Editor’s Note: September is Safety Month in the North American railway industry. This month, Railway Age “recalls to active duty” the three-part series on System Safety by Sonia Bot and Tony Zenga, with accompanying podcasts. Parts 2 and 3 will appear on Sept. 12 and 19. – William C. Vantuono
PART 1, THE CASE FOR SYSTEM SAFETY: Industry 4.0 (also known as the Fourth Industrial Revolution) is a reality. Railroads, including their partners in the transportation supply chain, are at the beginning of their journey to establishing true end-to-end digital continuity. For example: Industrial Internet of Things (IIoT); Positive Train Control (PTC) and Enhanced Train Control (ETC); and AI (artificial intelligence)-based automation such as expanding autonomous inspection to include predictive analytics for track data. How do we know that these solutions and systems are safe and that there are no lurking issues? How do we know that the integration of multiple components from vendors, partners, and even from within meet safety objectives? How do we know if safety integrity is preserved after a change is made? How do we shift the paradigm where safety moves from a cost center to a value-added business driver? In Part I, we make the case for system safety as the necessary discipline for railroads to embed as they move forward in innovating and advancing in the 21st century.

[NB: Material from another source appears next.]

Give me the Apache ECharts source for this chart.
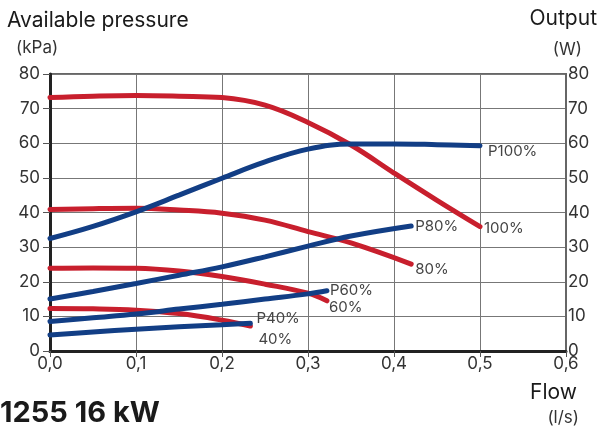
<!DOCTYPE html>
<html><head><meta charset="utf-8">
<script src="https://cdn.jsdelivr.net/npm/echarts@6/dist/echarts.min.js"></script>
<style>html,body{margin:0;padding:0;background:#fff}#c{width:601px;height:430px}</style>
</head><body><div id="c"></div>
<script>
// Flow (l/s) sample points
const flow100 = [0, 0.05, 0.1, 0.15, 0.2, 0.25, 0.3, 0.35, 0.4, 0.45, 0.5];
const flow80 = [0, 0.05, 0.1, 0.15, 0.2, 0.25, 0.3, 0.35, 0.42];
const flow60 = [0, 0.05, 0.1, 0.15, 0.2, 0.25, 0.3, 0.322];
const flow40 = [0, 0.05, 0.1, 0.15, 0.2, 0.233];
// Available pressure (kPa)
const pressure100 = [73.2, 73.6, 73.8, 73.6, 73.2, 71, 66, 59.5, 51.4, 43.5, 35.9];
const pressure80 = [40.9, 41.1, 41.2, 40.7, 39.8, 37.8, 34.5, 31.2, 25.1];
const pressure60 = [23.9, 24, 23.9, 23.1, 21.5, 19.3, 16.7, 14.5];
const pressure40 = [12.3, 12.2, 11.8, 10.8, 8.9, 7.2];
// Output (W)
const power100 = [32.5, 36, 40.2, 45, 49.9, 54.6, 58.3, 59.8, 59.8, 59.6, 59.3];
const power80 = [15, 17.2, 19.5, 21.9, 24.3, 27.2, 30.3, 33.2, 36.1];
const power60 = [8.5, 9.6, 10.7, 12.1, 13.5, 15.0, 16.5, 17.4];
const power40 = [4.6, 5.5, 6.3, 7.0, 7.6, 8.0];
// Labels
const pressureLabels = ['100%', '80%', '60%', '40%'];
const powerLabels = ['P100%', 'P80%', 'P60%', 'P40%'];
const xTicks = ['0,0', '0,1', '0,2', '0,3', '0,4', '0,5', '0,6'];

const RED = '#c81f2d', BLUE = '#123e85';
const FONT = 'Inter, Roboto, sans-serif';

function mk(xs, ys, color, label, offset, yAxisIndex) {
  return {
    type: 'line', data: xs.map((x, i) => [x, ys[i]]), smooth: 0.4, symbol: 'none',
    yAxisIndex: yAxisIndex,
    lineStyle: { color: color, width: 5, cap: 'round' }, z: 3,
    endLabel: { show: true, formatter: label, distance: 4, offset: offset,
      color: '#444', fontSize: 15, fontFamily: FONT }
  };
}

const chart = echarts.init(document.getElementById('c'), null, { renderer: 'canvas' });
const axisLabelStyle = { color: '#333', fontSize: 17, fontFamily: FONT };
chart.setOption({
  animation: false,
  grid: { left: 50, right: 35, top: 74, bottom: 79, show: true, borderColor: '#666', borderWidth: 2 },
  xAxis: {
    type: 'value', min: 0, max: 0.6, interval: 0.1,
    axisLine: { show: true, lineStyle: { color: '#222', width: 3 } },
    axisTick: { show: true, length: 6, lineStyle: { color: '#555' } },
    splitLine: { show: true, lineStyle: { color: '#777', width: 1 } },
    axisLabel: Object.assign({ margin: 4, formatter: (v) => xTicks[Math.round(v * 10)] }, axisLabelStyle)
  },
  yAxis: [{
    type: 'value', min: 0, max: 80, interval: 10, position: 'left',
    axisLine: { show: true, lineStyle: { color: '#222', width: 3 } },
    axisTick: { show: true, length: 7, lineStyle: { color: '#555' } },
    splitLine: { show: true, lineStyle: { color: '#777', width: 1 } },
    axisLabel: Object.assign({ margin: 10 }, axisLabelStyle)
  }, {
    type: 'value', min: 0, max: 80, interval: 10, position: 'right',
    axisLine: { show: true, lineStyle: { color: '#666', width: 2 } },
    axisTick: { show: false },
    splitLine: { show: false },
    axisLabel: Object.assign({ margin: 2 }, axisLabelStyle)
  }],
  series: [
    mk(flow100, pressure100, RED, pressureLabels[0], [0, 2], 0),
    mk(flow80, pressure80, RED, pressureLabels[1], [0, 5], 0),
    mk(flow60, pressure60, RED, pressureLabels[2], [-2, 7], 0),
    mk(flow40, pressure40, RED, pressureLabels[3], [4, 13], 0),
    mk(flow100, power100, BLUE, powerLabels[0], [4, 6], 1),
    mk(flow80, power80, BLUE, powerLabels[1], [0, 0], 1),
    mk(flow60, power60, BLUE, powerLabels[2], [-1, 0], 1),
    mk(flow40, power40, BLUE, powerLabels[3], [2, -5], 1)
  ],
  graphic: [
    { type: 'text', left: 7, top: 10, style: { text: 'Available pressure', fontSize: 21, fontFamily: FONT, fill: '#1a1a1a' } },
    { type: 'text', left: 16, top: 39, style: { text: '(kPa)', fontSize: 17, fontFamily: FONT, fill: '#333' } },
    { type: 'text', right: 4, top: 8, style: { text: 'Output', fontSize: 21, fontFamily: FONT, fill: '#1a1a1a' } },
    { type: 'text', right: 19, top: 41, style: { text: '(W)', fontSize: 17, fontFamily: FONT, fill: '#333' } },
    { type: 'text', right: 24, top: 382, style: { text: 'Flow', fontSize: 21, fontFamily: FONT, fill: '#1a1a1a' } },
    { type: 'text', right: 22, top: 409, style: { text: '(l/s)', fontSize: 17, fontFamily: FONT, fill: '#333' } },
    { type: 'text', left: 0, top: 399, style: { text: '1255 16 kW', fontSize: 29, fontWeight: 'bold', fontFamily: FONT, fill: '#1a1a1a' } }
  ]
});
</script></body></html>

For generations, the railroad industry has taken safety to heart and is justifiably proud of this. Safety engagement is one of the key means by which railroaders relate, watch out for and protect each other. However, there are historically unresolved safety issues that keep perpetuating. Derailments and collisions related to engineering infrastructure, mechanics of rolling stock and human factors are common examples.
Is the railroad industry in North America, and worldwide, going far enough in terms of safety in these modern times? The digital world continuously demands integration of systems and solutions, yet it is unforgiving to incomplete, inaccurate, incongruent and incohesive requirements, specifications, designs, implementations and operations.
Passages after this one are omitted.